Abandoned pony left tied to a tree rehomed by local resident

  • A young colt found tied to a tree in an Essex village earlier this month (13 January) has been given a new home by a local resident.

    The nine-month-old pony was tied so tightly he could hardly move. Round his neck was a sign saying: “My name is Peanut. I am unwanted and need a home.”

    “Peanut was very wet and distressed when we found him,” said Stephanie Harris, chairman of Flitch Green parish council.

    Mrs Harris kept the pony in her back garden until the horsebox arrived to take him to his new home. The person who has rehomed him wishes to remain anonymous.

    fly grazing 1

    Mrs Harris, a district councilor for Felsted said Peanut is the latest case in an ongoing problem of loose horses, which are believed to have come from the nearby travellers site run by Essex County Council.

    “It has been a problem for six months, but reached a crisis point at Christmas. We have big horses roaming free in gardens, playgrounds and village greens,” said Mrs Harris.

    The parish council has a Facebook page alerting people as to where the horses are in the neigbourhood.

    Another two were rounded up this week by police and taken to a nearby equine rescue centre.

    “The residents have now said enough is enough. We want Essex County Council to manage the site properly and to evict families that have horses,” said Mrs Harris.

    “It’s been a disgrace.

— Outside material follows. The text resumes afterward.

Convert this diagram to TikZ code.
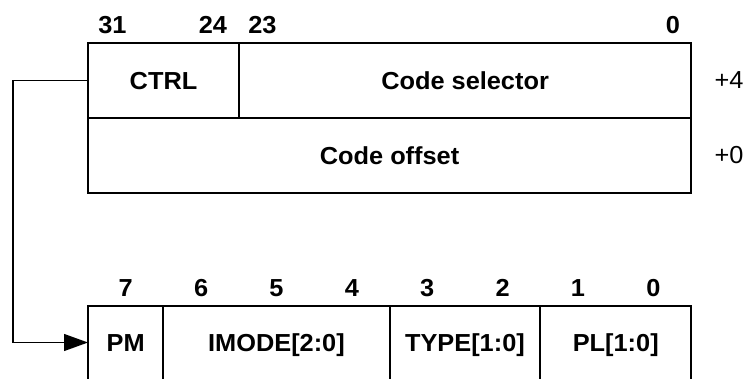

There has been an award-winning passing of the buck in dealing with the problem and only the villagers have done anything about it.”

    Peanut sign

    An Essex County Council spokesman said: “We are aware of the issue and are working with partner organisations and landowners to address it.

    “Proof of actual ownership of the horses is key for any direct action and where they are on privately owned land, it is for the land owner to initiate this. However, we will do everything within our power to help resolve the situation.

    “At this stage we are seeking to formally identify the owners of the horses and where appropriate issue warnings and share relevant information with interested agencies.”